#### What to produce:
Pull out every line containing the string "standalone".

Stored data entries
>> start
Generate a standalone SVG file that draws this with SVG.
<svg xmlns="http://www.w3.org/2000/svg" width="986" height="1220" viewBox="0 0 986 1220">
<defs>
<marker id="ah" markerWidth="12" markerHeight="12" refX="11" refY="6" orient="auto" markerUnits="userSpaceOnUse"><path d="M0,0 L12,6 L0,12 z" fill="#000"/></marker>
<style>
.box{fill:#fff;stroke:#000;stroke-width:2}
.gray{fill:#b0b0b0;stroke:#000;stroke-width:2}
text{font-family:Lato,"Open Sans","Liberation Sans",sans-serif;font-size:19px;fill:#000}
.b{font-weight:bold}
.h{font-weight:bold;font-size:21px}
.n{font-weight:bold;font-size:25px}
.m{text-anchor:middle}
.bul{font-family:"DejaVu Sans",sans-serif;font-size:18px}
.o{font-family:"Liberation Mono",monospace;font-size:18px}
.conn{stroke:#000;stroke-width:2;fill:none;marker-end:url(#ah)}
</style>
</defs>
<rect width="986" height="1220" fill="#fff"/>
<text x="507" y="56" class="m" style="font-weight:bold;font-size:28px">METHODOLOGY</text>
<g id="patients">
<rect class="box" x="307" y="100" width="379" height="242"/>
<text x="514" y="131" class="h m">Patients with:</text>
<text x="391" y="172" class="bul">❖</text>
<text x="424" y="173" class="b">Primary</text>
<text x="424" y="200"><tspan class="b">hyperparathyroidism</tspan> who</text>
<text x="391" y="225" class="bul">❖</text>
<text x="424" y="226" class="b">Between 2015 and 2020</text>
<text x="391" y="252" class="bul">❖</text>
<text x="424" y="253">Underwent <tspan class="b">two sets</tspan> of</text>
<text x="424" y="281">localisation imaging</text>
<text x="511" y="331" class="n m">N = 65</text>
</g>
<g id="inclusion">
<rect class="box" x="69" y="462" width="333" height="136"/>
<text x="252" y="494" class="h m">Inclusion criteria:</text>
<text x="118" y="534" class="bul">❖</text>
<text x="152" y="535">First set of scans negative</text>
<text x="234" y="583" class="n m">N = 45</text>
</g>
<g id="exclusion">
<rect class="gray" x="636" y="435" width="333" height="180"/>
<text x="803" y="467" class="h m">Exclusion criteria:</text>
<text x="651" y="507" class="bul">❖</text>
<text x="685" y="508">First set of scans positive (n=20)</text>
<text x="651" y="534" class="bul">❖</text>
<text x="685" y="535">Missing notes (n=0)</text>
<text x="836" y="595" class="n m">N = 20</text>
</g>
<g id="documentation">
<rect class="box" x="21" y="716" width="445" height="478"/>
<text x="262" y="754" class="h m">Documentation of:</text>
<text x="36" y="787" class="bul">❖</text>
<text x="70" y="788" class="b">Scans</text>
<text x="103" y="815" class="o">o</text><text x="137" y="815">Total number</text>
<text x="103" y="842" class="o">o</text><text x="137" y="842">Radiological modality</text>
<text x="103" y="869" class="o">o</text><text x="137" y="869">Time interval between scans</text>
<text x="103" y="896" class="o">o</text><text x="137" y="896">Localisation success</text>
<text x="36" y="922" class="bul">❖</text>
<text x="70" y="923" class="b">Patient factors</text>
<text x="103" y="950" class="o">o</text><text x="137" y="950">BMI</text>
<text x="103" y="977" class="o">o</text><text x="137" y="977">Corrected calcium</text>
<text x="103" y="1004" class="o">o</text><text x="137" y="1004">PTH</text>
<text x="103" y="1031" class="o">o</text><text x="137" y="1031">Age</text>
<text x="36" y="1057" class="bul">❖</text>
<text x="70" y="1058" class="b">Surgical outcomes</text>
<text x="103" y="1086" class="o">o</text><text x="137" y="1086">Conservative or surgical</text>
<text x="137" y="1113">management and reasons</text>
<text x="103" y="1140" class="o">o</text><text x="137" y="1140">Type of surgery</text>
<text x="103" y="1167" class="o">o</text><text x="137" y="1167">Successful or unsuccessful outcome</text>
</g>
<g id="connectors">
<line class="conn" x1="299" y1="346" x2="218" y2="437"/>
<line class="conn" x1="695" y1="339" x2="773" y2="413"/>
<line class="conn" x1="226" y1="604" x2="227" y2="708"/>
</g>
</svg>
>> end
>> start
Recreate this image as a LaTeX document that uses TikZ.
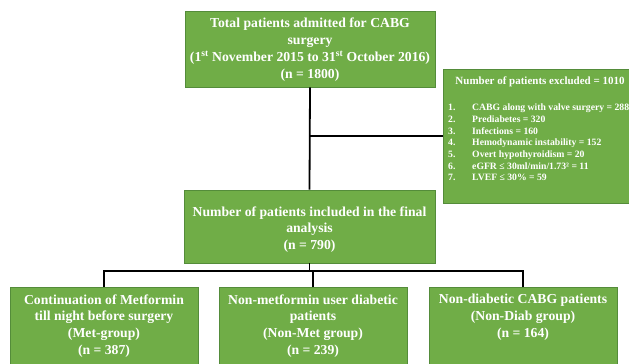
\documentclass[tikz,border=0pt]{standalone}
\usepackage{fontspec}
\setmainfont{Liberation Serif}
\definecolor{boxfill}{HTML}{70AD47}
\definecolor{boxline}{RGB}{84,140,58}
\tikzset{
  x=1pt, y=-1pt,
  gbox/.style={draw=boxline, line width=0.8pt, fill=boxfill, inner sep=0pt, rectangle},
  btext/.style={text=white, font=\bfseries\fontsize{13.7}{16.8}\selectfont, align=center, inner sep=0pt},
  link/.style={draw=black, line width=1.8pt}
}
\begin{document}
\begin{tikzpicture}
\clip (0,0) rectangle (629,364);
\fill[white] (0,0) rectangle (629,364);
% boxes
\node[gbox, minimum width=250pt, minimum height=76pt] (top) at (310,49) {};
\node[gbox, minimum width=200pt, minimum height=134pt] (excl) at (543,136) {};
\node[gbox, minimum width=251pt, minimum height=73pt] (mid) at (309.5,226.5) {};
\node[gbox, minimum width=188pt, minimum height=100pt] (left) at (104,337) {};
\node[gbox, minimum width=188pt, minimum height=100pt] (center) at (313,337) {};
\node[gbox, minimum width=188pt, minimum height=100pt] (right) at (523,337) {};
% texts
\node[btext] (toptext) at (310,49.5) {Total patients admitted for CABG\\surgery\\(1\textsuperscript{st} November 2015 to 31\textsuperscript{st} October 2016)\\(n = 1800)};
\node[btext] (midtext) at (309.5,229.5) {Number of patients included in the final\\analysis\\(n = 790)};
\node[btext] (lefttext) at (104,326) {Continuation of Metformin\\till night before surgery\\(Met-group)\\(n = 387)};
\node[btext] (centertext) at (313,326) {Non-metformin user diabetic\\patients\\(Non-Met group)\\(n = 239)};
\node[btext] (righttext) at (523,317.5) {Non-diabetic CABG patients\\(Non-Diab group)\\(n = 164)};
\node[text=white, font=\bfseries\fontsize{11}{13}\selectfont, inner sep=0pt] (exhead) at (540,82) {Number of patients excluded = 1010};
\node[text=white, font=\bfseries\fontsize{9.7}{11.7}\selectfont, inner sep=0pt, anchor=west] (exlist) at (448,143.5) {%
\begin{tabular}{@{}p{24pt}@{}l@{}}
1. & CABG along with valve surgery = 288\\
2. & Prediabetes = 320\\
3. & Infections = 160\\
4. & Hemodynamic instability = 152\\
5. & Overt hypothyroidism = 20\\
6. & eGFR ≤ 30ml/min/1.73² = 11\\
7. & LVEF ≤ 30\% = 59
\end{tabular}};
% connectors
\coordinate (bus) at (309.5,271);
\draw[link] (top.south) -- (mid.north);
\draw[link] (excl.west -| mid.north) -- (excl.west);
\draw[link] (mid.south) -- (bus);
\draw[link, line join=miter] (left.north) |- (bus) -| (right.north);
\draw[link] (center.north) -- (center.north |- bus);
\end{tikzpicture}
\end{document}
>> end
#### Written answer:
Generate a standalone SVG file that draws this with SVG.
\documentclass[tikz,border=0pt]{standalone}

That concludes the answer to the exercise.